→ The task: Reproduce all the lines exactly as they stand, apart from the pictures.

┄┄┄┄┄┄

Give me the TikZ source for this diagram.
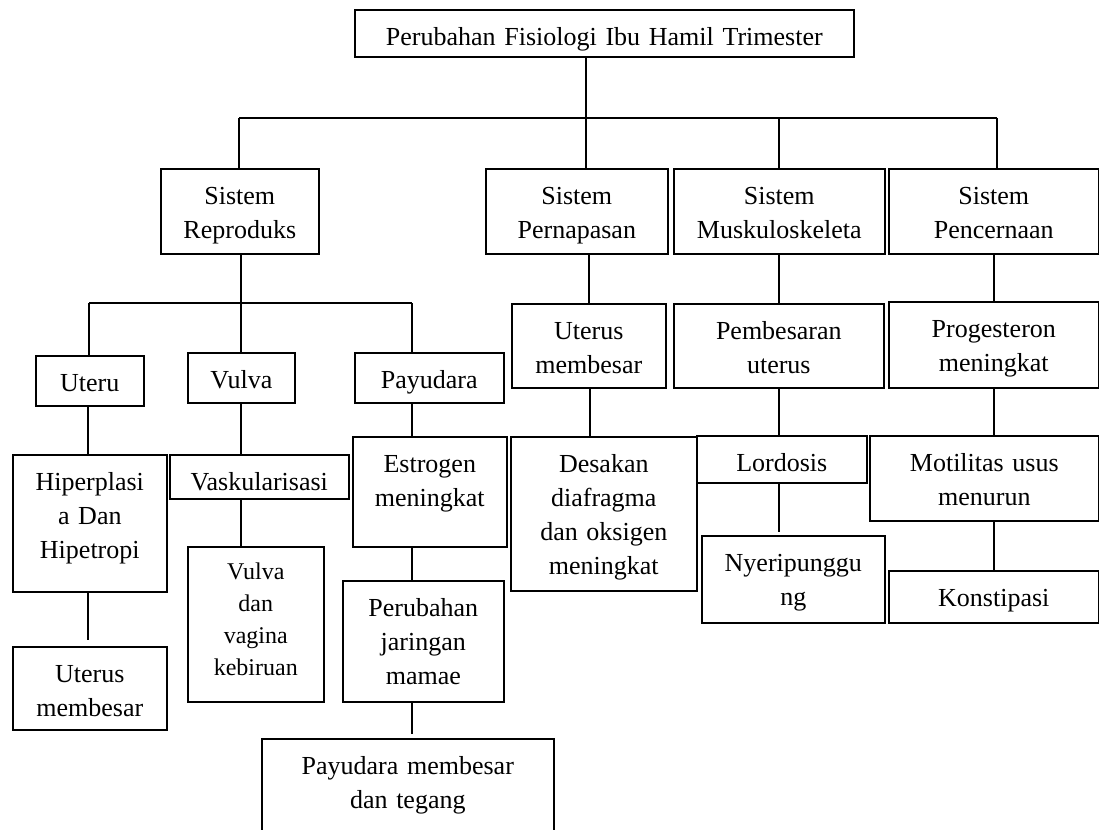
\documentclass[tikz,border=0pt]{standalone}
\usepackage{fontspec}
\setmainfont{Liberation Serif}

\begin{document}
\begin{tikzpicture}[x=1pt, y=-1pt]
\tikzstyle{box}=[rectangle, draw=black, line width=1.6pt, anchor=north west, inner sep=0pt, align=center, text height=36pt, font=\fontsize{26}{34}\selectfont]
\tikzstyle{connect}=[line width=1.6pt]
  \useasboundingbox (0,0) rectangle (1099,829);
  \clip (0,0) rectangle (1099,829);
  % level 0 and 1
  \node[box, text width=499pt, text depth=11pt] (top) at (354,9) {Perubahan Fisiologi Ibu Hamil Trimester};
  \node[box, text width=158pt, text depth=49pt] (sr) at (160,168) {Sistem\\Reproduks};
  \node[box, text width=182pt, text depth=49pt] (sp) at (485,168) {Sistem\\Pernapasan};
  \node[box, text width=211pt, text depth=49pt] (sm) at (673,168) {Sistem\\Muskuloskeleta};
  \node[box, text width=210pt, text depth=49pt] (sc) at (888,168) {Sistem\\Pencernaan};
  % reproduksi
  \node[box, text width=108pt, text depth=14pt] (ut) at (35,355) {Uteru};
  \node[box, text width=107pt, text depth=14pt] (vu) at (187,352) {Vulva};
  \node[box, text width=149pt, text depth=14pt] (py) at (354,352) {Payudara};
  \node[box, text width=154pt, text depth=101pt] (hp) at (12,454) {Hiperplasi\\a Dan\\Hipetropi};
  \node[box, text width=154pt, text depth=47pt] (um1) at (12,646) {Uterus\\membesar};
  \node[box, text width=179pt, text depth=8pt] (vs) at (169,454) {Vaskularisasi};
  \node[box, text width=136pt, text height=33pt, text depth=122pt, font=\fontsize{24}{32}\selectfont] (vv) at (187,546) {Vulva\\dan\\vagina\\kebiruan};
  \node[box, text width=154pt, text depth=74pt] (es) at (352,436) {Estrogen\\meningkat};
  \node[box, text width=161pt, text depth=85pt] (pj) at (342,580) {Perubahan\\jaringan\\mamae};
  \node[box, text width=292pt, text depth=104pt] (pm) at (261,738) {Payudara membesar\\dan tegang};
  % pernapasan, muskuloskeletal, pencernaan
  \node[box, text width=154pt, text depth=48pt] (um2) at (511,303) {Uterus\\membesar};
  \node[box, text width=210pt, text depth=48pt] (pb) at (673,303) {Pembesaran\\uterus};
  \node[box, text width=210pt, text depth=50pt] (pg) at (888,301) {Progesteron\\meningkat};
  \node[box, text width=186pt, text depth=118pt] (ds) at (510,436) {Desakan\\diafragma\\dan oksigen\\meningkat};
  \node[box, text width=170pt, text depth=11pt] (ld) at (696,435) {Lordosis};
  \node[box, text width=183pt, text depth=51pt] (ny) at (701,535) {Nyeripunggu\\ng};
  \node[box, text width=229pt, text depth=49pt] (mt) at (869,435) {Motilitas usus\\menurun};
  \node[box, text width=210pt, text depth=16pt] (ks) at (888,570) {Konstipasi};
  % branch lines
  \coordinate (busa) at (239,118);
  \coordinate (busb) at (997,118);
  \coordinate (root) at (586,118);
  \coordinate (musk) at (779,118);
  \coordinate (busc) at (89,303);
  \coordinate (busd) at (412,303);
  \coordinate (repro) at (241,303);
  \draw[connect] (busa) -- (busb);
  \draw[connect] (root |- top.south) -- (root |- sp.north);
  \draw[connect] (busa) -- (busa |- sr.north);
  \draw[connect] (musk) -- (musk |- sm.north);
  \draw[connect] (busb) -- (busb |- sc.north);
  \draw[connect] (busc) -- (busd);
  \draw[connect] (repro |- sr.south) -- (repro |- vu.north);
  \draw[connect] (busc) -- (busc |- ut.north);
  \draw[connect] (busd) -- (busd |- py.north);
  \foreach \a/\b/\x/\s in {ut/hp/88/0, hp/um1/88/6, vu/vs/241/0, vs/vv/241/0,
      py/es/412/0, es/pj/412/0, pj/pm/412/4, sp/um2/589/0, um2/ds/590/0,
      sm/pb/779/0, pb/ld/779/0, ld/ny/779/3, sc/pg/994/0, pg/mt/994/0, mt/ks/994/0}
  {
    \coordinate (t) at (\x,0);
    \draw[connect, shorten >=\s pt] (\a.south -| t) -- (\b.north -| t);
  }
\end{tikzpicture}
\end{document}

┄┄┄┄┄┄

→ Final answer:
Give me the TikZ source for this diagram.
\documentclass[tikz,border=0pt]{standalone}
\usepackage{fontspec}
\setmainfont{Liberation Serif}

\begin{document}
\begin{tikzpicture}[x=1pt, y=-1pt]
\tikzstyle{box}=[rectangle, draw=black, line width=1.6pt, anchor=north west, inner sep=0pt, align=center, text height=36pt, font=\fontsize{26}{34}\selectfont]
\tikzstyle{connect}=[line width=1.6pt]
  \useasboundingbox (0,0) rectangle (1099,829);
  \clip (0,0) rectangle (1099,829);
  % level 0 and 1
  \node[box, text width=499pt, text depth=11pt] (top) at (354,9) {Perubahan Fisiologi Ibu Hamil Trimester};
  \node[box, text width=158pt, text depth=49pt] (sr) at (160,168) {Sistem\\Reproduks};
  \node[box, text width=182pt, text depth=49pt] (sp) at (485,168) {Sistem\\Pernapasan};
  \node[box, text width=211pt, text depth=49pt] (sm) at (673,168) {Sistem\\Muskuloskeleta};
  \node[box, text width=210pt, text depth=49pt] (sc) at (888,168) {Sistem\\Pencernaan};
  % reproduksi
  \node[box, text width=108pt, text depth=14pt] (ut) at (35,355) {Uteru};
  \node[box, text width=107pt, text depth=14pt] (vu) at (187,352) {Vulva};
  \node[box, text width=149pt, text depth=14pt] (py) at (354,352) {Payudara};
  \node[box, text width=154pt, text depth=101pt] (hp) at (12,454) {Hiperplasi\\a Dan\\Hipetropi};
  \node[box, text width=154pt, text depth=47pt] (um1) at (12,646) {Uterus\\membesar};
  \node[box, text width=179pt, text depth=8pt] (vs) at (169,454) {Vaskularisasi};
  \node[box, text width=136pt, text height=33pt, text depth=122pt, font=\fontsize{24}{32}\selectfont] (vv) at (187,546) {Vulva\\dan\\vagina\\kebiruan};
  \node[box, text width=154pt, text depth=74pt] (es) at (352,436) {Estrogen\\meningkat};
  \node[box, text width=161pt, text depth=85pt] (pj) at (342,580) {Perubahan\\jaringan\\mamae};
  \node[box, text width=292pt, text depth=104pt] (pm) at (261,738) {Payudara membesar\\dan tegang};
  % pernapasan, muskuloskeletal, pencernaan
  \node[box, text width=154pt, text depth=48pt] (um2) at (511,303) {Uterus\\membesar};
  \node[box, text width=210pt, text depth=48pt] (pb) at (673,303) {Pembesaran\\uterus};
  \node[box, text width=210pt, text depth=50pt] (pg) at (888,301) {Progesteron\\meningkat};
  \node[box, text width=186pt, text depth=118pt] (ds) at (510,436) {Desakan\\diafragma\\dan oksigen\\meningkat};
  \node[box, text width=170pt, text depth=11pt] (ld) at (696,435) {Lordosis};
  \node[box, text width=183pt, text depth=51pt] (ny) at (701,535) {Nyeripunggu\\ng};
  \node[box, text width=229pt, text depth=49pt] (mt) at (869,435) {Motilitas usus\\menurun};
  \node[box, text width=210pt, text depth=16pt] (ks) at (888,570) {Konstipasi};
  % branch lines
  \coordinate (busa) at (239,118);
  \coordinate (busb) at (997,118);
  \coordinate (root) at (586,118);
  \coordinate (musk) at (779,118);
  \coordinate (busc) at (89,303);
  \coordinate (busd) at (412,303);
  \coordinate (repro) at (241,303);
  \draw[connect] (busa) -- (busb);
  \draw[connect] (root |- top.south) -- (root |- sp.north);
  \draw[connect] (busa) -- (busa |- sr.north);
  \draw[connect] (musk) -- (musk |- sm.north);
  \draw[connect] (busb) -- (busb |- sc.north);
  \draw[connect] (busc) -- (busd);
  \draw[connect] (repro |- sr.south) -- (repro |- vu.north);
  \draw[connect] (busc) -- (busc |- ut.north);
  \draw[connect] (busd) -- (busd |- py.north);
  \foreach \a/\b/\x/\s in {ut/hp/88/0, hp/um1/88/6, vu/vs/241/0, vs/vv/241/0,
      py/es/412/0, es/pj/412/0, pj/pm/412/4, sp/um2/589/0, um2/ds/590/0,
      sm/pb/779/0, pb/ld/779/0, ld/ny/779/3, sc/pg/994/0, pg/mt/994/0, mt/ks/994/0}
  {
    \coordinate (t) at (\x,0);
    \draw[connect, shorten >=\s pt] (\a.south -| t) -- (\b.north -| t);
  }
\end{tikzpicture}
\end{document}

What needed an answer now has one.